8. Point Out Common Markups

During the summer, we tend to take our kids to places we don’t normally go and buy things we don’t normally buy.

For example, we may go to a minor league baseball game in our town. This provides a chance to point out markups of common items.

A hot dog at the ball game is marked up in cost. Point out how much it likely costs to buy the hot dog versus how much they sell it for.

Similarly, if your kids go crazy for the ice cream truck, point out how much the ice cream is marked up compared to buying your own and storing it in your freezer.

9. Allow Them to Make Purchases

Far too often, parents make purchases for their children when their children are with them.

Whenever possible, if it is a purchase for your child (especially if your child is purchasing it with his or her own money), allow your child to go through the basic steps of paying for the item.

A great way to teach financial literacy is to get a child-friendly debit card, such as Greenlight, for these types of purchases. Or use cash.

10. Watch Movies with Valuable Money Lessons

Have a summer movie night that incorporates valuable money lessons.

Here are some examples:

  • Aladdin teaches the importance of not using money to impress others.
  • Harry Potter and the Sorcerer’s Stone teaches the importance of only using what you need instead of blowing all the money you’ve got stored in the Gringotts Bank.
  • Confessions of a Shopaholic teaches the dangers of compulsive shopping and credit card deb

11. Make Them Earn for Expensive Summer Entertainment

If your kids have pricey summer to-do lists, make them earn the money for their personal entertainment.

For example, if they want to go to the movies with their friends, give them tasks or ways to earn money for their movie tickets.

If they want to buy new pool toys, don’t just buy them. Make them earn money for the toys.

12. Complete a Money-Matching Challenge

Here is a great suggestion from Quicken:

“For one month, task your kids with contributing any money they earn from doing chores, mowing the lawn, delivering papers, or any other odd job to a jar. On the last day of the month, have them count up the total amount and then match it. Boom, your kids just doubled their earnings! (and learned the basic concept of investing.)”

13. Give Them Financial Choices

Money management involves making wise choices.

If I buy X, I won’t have enough money for Y, so I’ll need to save money and wait.

Many adults struggle with these types of financial choices because they were never given the opportunity to make financial choices in a safe environment (at home with their parents).

Make it normal to give your children choices about how to spend money.

“You have $5 for snacks at the movies. Choose what you like, but that’s all you get.”


“We can either spend $20 to have a dinner and movie night at home tonight, or we can save up a few weeks to go to the movie theater.”

14. Send Them on a Grocery-Shopping Challenge

Put kids in charge of grocery shopping for a week this summer.

Give them a certain amount of money and tell them they can keep whatever they don’t spend.

Make them put together a meal plan and a shopping list. Allow them to use price comparison apps and coupons.

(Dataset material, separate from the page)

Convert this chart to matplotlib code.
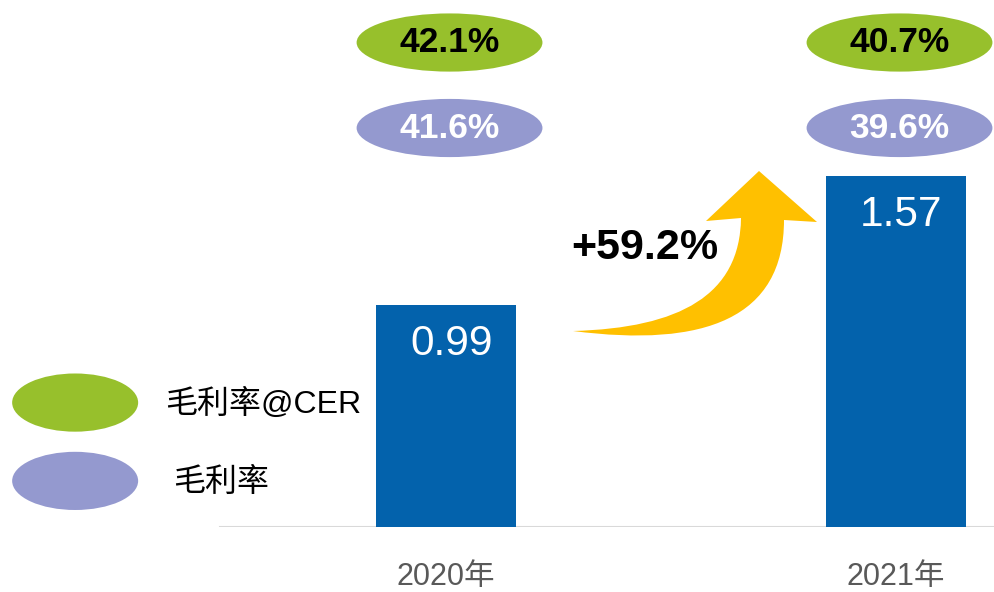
import matplotlib.pyplot as plt
from matplotlib.patches import Ellipse, PathPatch
from matplotlib.path import Path
from matplotlib.transforms import Affine2D

years = ["2020年", "2021年"]
revenue = [0.99, 1.57]
margin_cer = [42.1, 40.7]
margin = [41.6, 39.6]
growth = 59.2
legend_labels = ["毛利率@CER", "毛利率"]

blue = "#0362AC"
green = "#97C02C"
purple = "#9499CF"
yellow = "#FFC000"

plt.rcParams['font.family'] = ['Liberation Sans', 'Noto Sans CJK SC', 'DejaVu Sans']

fig = plt.figure(figsize=(9.94, 5.92), dpi=100)
ax = fig.add_axes([0, 65 / 592, 1, 527 / 592])

x = range(len(years))
ax.bar(x, revenue, width=0.311, color=blue, zorder=2)
ax.set_xlim(-0.991, 1.218)
ax.set_ylim(0, 2.355)

for s in ax.spines.values():
    s.set_visible(False)
ax.set_yticks([])
ax.axhline(0, xmin=220 / 994, xmax=1, color="#D9D9D9", lw=1.5, zorder=1)
ax.set_xticks(list(x))
ax.set_xticklabels(years, fontsize=22, color="#595959")
ax.tick_params(axis="x", length=0, pad=25.5)

# values inside bars
for i, v in enumerate(revenue):
    ax.annotate(f"{v:.2f}", (i, v), xytext=(4, -28), textcoords="offset points",
                ha="center", va="center", color="white", fontsize=30.5)

# margin ellipses above bars
ew, eh = 0.413, 0.26
for i in x:
    ax.add_patch(Ellipse((i + 0.008, 2.165), ew, eh, color=green, lw=0))
    ax.text(i + 0.008, 2.165, f"{margin_cer[i]:.1f}%", ha="center", va="center",
            fontsize=25.5, fontweight="bold", color="black")
    ax.add_patch(Ellipse((i + 0.008, 1.783), ew, eh, color=purple, lw=0))
    ax.text(i + 0.008, 1.783, f"{margin[i]:.1f}%", ha="center", va="center",
            fontsize=25.5, fontweight="bold", color="white")

# legend
lx = -0.824
ax.add_patch(Ellipse((lx, 0.556), 0.28, 0.26, color=green, lw=0))
ax.add_patch(Ellipse((lx, 0.206), 0.28, 0.26, color=purple, lw=0))
ax.text(-0.624, 0.548, legend_labels[0], ha="left", va="center", fontsize=23)
ax.text(-0.607, 0.198, legend_labels[1], ha="left", va="center", fontsize=23)

# growth arrow (drawn in pixel space, y down)
px = Affine2D().scale(1 / 994, -1 / 592).translate(0, 1) + fig.transFigure
verts = [(573, 331),
         (705, 348), (784, 318), (784, 220),
         (817, 222), (759, 171), (706, 221), (741, 218),
         (740, 295), (680, 328), (573, 331),
         (573, 331)]
codes = [Path.MOVETO,
         Path.CURVE4, Path.CURVE4, Path.CURVE4,
         Path.LINETO, Path.LINETO, Path.LINETO, Path.LINETO,
         Path.CURVE4, Path.CURVE4, Path.CURVE4,
         Path.CLOSEPOLY]
fig.patches.append(PathPatch(Path(verts, codes), facecolor=yellow, edgecolor="none",
                             transform=px))
fig.text(645 / 994, 1 - 248 / 592, f"+{growth}%", ha="center", va="center",
         fontsize=31, fontweight="bold", color="black")

fig.savefig("out.png", dpi=100)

But be sure to set some parameters, like “It can’t be all sweets and snacks” and “We need at least three different family meals.” This will prevent you from eating cereal and peanut butter and jelly every meal.

15. Show Them Fun Doesn’t Have to Cost Anything

Summer is also the perfect time to teach kids about money because you can show them that fun doesn’t have to cost a thing.

If kids know the summer budget and there isn’t any money left, they will find ways to have fun without spending a penny.

They’ll discover they have just as much fun hiking with friends for free as they do spending money meeting at Starbucks.